Local greyhound owners are devastated by the NSW ban on greyhound racing from the end of June 2017.
NSW Premier Mike Baird described a Special Commission report into the sport as chilling, confronting and horrific, and said it shone a light on an industry that has overseen the slaughter of tens of thousands of healthy dogs, whose only crime was not being fast enough.
“This is not an easy decision, it is certainly one that is not taken lightly, but when confronted with Justice McHugh’s report, it is the right thing to do. This is an industry across the world that has been shrinking.” he added.
Mr Baird said the last greyhound meetings will be held on June 30 next year, after what the Premier described as “an orderly industry shutdown”.
Local greyhound owners are devastated by the news.
Steven Baker from the Hatch at Blackmans Point asked what would happen to the thousands of greyhounds in New South Wales.
“I have got a litter of ten pups that I’ve just reared. I’ve spent $20,000 on them already, and it will cost $1,000 to register them. I also have a retired dog.”

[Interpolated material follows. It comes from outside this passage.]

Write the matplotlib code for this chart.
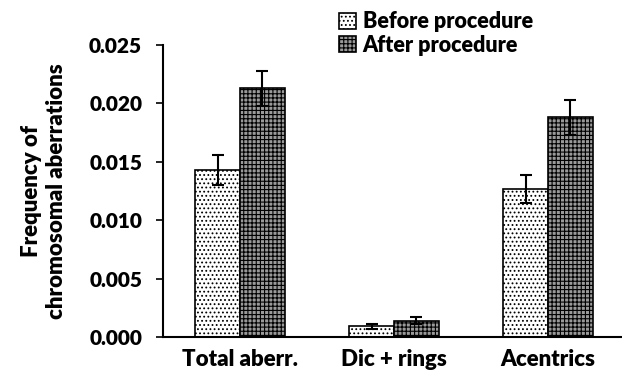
import matplotlib
matplotlib.use("Agg")
import matplotlib.pyplot as plt
import numpy as np

categories = ["Total aberr.", "Dic + rings", "Acentrics"]
before = [0.0143, 0.0009, 0.0127]
before_err = [0.0013, 0.0002, 0.0012]
after = [0.0213, 0.0014, 0.0188]
after_err = [0.0015, 0.0003, 0.0015]
series_labels = ["Before procedure", "After procedure"]

plt.rcParams['font.family'] = ['Lato', 'DejaVu Sans']
plt.rcParams['font.weight'] = 'heavy'
plt.rcParams['hatch.linewidth'] = 0.8

fig = plt.figure(figsize=(6.22, 3.78), dpi=100)
ax = fig.add_axes([163/622, 41/378, 462/622, 292/378])

x = np.arange(len(categories))
w = 0.29
b1 = ax.bar(x - w/2, before, w, yerr=before_err, facecolor='white', edgecolor='black',
            hatch='....', linewidth=1.2, capsize=4, error_kw=dict(elinewidth=1.5, capthick=1.5, ecolor='black'),
            label=series_labels[0])
b2 = ax.bar(x + w/2, after, w, yerr=after_err, facecolor='#9a9a9a', edgecolor='black',
            hatch='++++', linewidth=1.2, capsize=4, error_kw=dict(elinewidth=1.5, capthick=1.5, ecolor='black'),
            label=series_labels[1])

ax.set_xlim(-0.5, 2.5)
ax.set_ylim(0, 0.025)
ticks = [0, 0.005, 0.010, 0.015, 0.020, 0.025]
ax.set_yticks(ticks)
ax.set_yticklabels([f"{v:.3f}" for v in ticks], fontsize=15, fontweight='heavy')
ax.set_xticks(x)
ax.set_xticklabels(categories, fontsize=16, fontweight='heavy')
ax.tick_params(axis='x', length=0, pad=9)
ax.tick_params(axis='y', length=5, width=1.2, pad=10)
for s in ['top', 'right']:
    ax.spines[s].set_visible(False)
for s in ['left', 'bottom']:
    ax.spines[s].set_linewidth(1.5)

ax.set_ylabel("Frequency of\nchromosomal aberrations", fontsize=16, fontweight='heavy',
              labelpad=16, linespacing=1.25)

leg = fig.legend(loc='upper left', bbox_to_anchor=(326/622, 1.004), frameon=False,
                 handlelength=0.8, handleheight=0.8, handletextpad=0.3,
                 labelspacing=0.1, borderaxespad=0.2, prop={'weight': 'heavy', 'size': 15.5})

fig.savefig("out.png", dpi=100)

Mr Baker acknowledged that there had been cruelty in the greyhound game over the years, but said the government were tarring everyone with the same brush.
“I adore my greyhounds. I’m happy for anybody to come and look at them, any time. The RSPCA are supposed to do kennel checks. In ten years, only one person has come to my place.”
For Steven, racing greyhounds is a hobby, but he fears that a lot of people won’t be able to afford to feed their dogs.
He is a regular at the Hastings River (Wauchope) Greyhound Racing Club which has 15 meetings a year, and he says it’s a lovely track.
“Why close down greyhound racing and not horse racing?” he asked.
Wauchope man Pete Coulon used to judge greyhound races and says the majority of people do it as a hobby. “Some of our fellas around here just live for it. When people have been cruel, they’ve been caught and punished,” he added.
The report found that between 48,000 and 68,000 – or almost half of all greyhounds bred to race – were killed in the past 12 years because they were deemed uncompetitive.
Mr Baird acknowledged that dog racing can be an important part of the social fabric of regional towns, and that having a punt on the dogs, over a few beers, is good fun for many people. But he said the report showed that the benefits of the dog racing industry did not outweigh the shortcomings.
NSW will be the first state in Australia to ban it. The greyhound industry employs 1,000 people and contributes about $90 million a year to the NSW economy but Mr Baird said sometimes numbers really mean nothing.